Imaging nanoscale features using transmission electron microscopy (TEM) is key to predicting and assessing the mechanical behaviour of structural materials in nuclear reactors or in the fields of nanotechnology. These features, visible by phase contrast (nanobubbles) or diffraction contrast (dislocation loops or coherent precipitates), are prime candidates for automation. Analysing these micrographs manually is often tedious, time-consuming, non-universal and somehow subjective.
In this project, the objective is to develop a Python-based framework for data treatment of transmission electron microscopy (TEM) images.
Machine Learning approaches will be implemented in order to tackle the following tasks:
- Data collection: The success of any machine learning approach is linked to the database quality. In this project, a huge database is available. Four microscopists are involved in the project and will continuously enrich the database with images containing easily recognizable features.
- Denoising and finding the defect contour both through existing open-access software and in-house developed descriptors. Representative ROI (region-of-Interest) will be generated on images.
- Design of the Convolutional Neural Network (CNN) Architecture and model training: A collective feature map will be generated for the entire images in order to identify some representatives ROI. Each ROI is then overlaid to the original feature map and is passed to the CNN for individual region classifications.
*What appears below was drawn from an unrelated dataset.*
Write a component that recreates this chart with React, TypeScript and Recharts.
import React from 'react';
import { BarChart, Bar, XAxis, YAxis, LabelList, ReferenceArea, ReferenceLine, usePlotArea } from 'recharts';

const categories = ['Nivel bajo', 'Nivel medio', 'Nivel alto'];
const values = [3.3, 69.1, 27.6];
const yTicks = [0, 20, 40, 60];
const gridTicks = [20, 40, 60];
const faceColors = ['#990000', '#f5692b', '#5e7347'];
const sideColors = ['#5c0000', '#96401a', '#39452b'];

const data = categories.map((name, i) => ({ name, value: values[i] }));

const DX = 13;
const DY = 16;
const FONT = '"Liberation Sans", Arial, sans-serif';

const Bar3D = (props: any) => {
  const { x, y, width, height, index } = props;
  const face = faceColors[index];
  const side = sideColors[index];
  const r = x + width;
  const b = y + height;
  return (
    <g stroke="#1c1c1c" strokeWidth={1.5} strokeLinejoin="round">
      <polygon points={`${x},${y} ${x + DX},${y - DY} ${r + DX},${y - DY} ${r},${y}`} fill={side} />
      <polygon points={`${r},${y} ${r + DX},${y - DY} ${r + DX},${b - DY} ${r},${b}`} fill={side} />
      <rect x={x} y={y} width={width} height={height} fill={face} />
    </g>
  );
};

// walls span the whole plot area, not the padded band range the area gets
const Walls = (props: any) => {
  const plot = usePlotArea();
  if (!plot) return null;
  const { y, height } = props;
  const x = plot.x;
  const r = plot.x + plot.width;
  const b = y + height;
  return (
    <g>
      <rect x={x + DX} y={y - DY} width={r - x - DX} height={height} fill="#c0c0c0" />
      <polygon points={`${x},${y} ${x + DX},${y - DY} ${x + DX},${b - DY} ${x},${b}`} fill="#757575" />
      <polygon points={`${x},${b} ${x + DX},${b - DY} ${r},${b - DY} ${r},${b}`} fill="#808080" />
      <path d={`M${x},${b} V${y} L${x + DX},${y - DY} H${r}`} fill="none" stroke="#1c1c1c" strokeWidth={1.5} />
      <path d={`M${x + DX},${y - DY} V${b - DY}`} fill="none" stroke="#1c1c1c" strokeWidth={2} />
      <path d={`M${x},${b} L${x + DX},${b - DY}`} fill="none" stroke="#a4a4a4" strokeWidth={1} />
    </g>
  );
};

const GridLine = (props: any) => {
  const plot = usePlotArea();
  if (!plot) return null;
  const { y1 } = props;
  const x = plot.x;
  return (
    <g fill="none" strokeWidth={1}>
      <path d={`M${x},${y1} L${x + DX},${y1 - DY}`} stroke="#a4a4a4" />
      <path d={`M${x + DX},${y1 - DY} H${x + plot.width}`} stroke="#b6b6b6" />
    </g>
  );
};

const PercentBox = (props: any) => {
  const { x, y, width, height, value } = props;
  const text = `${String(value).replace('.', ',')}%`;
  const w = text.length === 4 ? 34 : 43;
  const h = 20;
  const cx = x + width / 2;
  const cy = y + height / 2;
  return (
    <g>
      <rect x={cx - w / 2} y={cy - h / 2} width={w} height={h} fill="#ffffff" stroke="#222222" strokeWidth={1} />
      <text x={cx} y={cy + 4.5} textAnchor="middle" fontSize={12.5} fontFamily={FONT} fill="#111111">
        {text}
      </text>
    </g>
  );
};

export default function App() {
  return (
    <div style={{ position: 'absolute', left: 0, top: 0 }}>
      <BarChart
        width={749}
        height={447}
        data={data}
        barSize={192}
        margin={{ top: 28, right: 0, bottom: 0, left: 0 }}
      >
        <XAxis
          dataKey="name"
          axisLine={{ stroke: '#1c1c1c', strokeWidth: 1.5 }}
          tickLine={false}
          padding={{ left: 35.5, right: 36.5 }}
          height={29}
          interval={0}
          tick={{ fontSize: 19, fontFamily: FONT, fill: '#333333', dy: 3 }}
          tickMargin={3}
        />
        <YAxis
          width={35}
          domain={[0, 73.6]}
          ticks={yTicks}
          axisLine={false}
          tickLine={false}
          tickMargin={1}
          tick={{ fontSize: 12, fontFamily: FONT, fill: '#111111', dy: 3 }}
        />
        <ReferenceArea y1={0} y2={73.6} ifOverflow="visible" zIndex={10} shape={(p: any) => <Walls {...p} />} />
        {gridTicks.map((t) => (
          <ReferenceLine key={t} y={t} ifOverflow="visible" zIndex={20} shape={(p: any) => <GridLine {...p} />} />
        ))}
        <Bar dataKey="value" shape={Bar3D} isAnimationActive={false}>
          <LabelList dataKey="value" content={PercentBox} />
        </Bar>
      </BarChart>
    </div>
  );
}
Secondly, recent advances in image segmentation will be placed in the core engine of the workflow.
- Model performance metrics: The aim is to reach a compromise between the training time and the detector performance.
The process will be applied to nanometer-sized features formed under irradiation in nuclear oriented materials (Co-free high entropy alloys (HEA), UO2) and precipitates in materials with a technological interest (coherent Cr precipitates in Cu).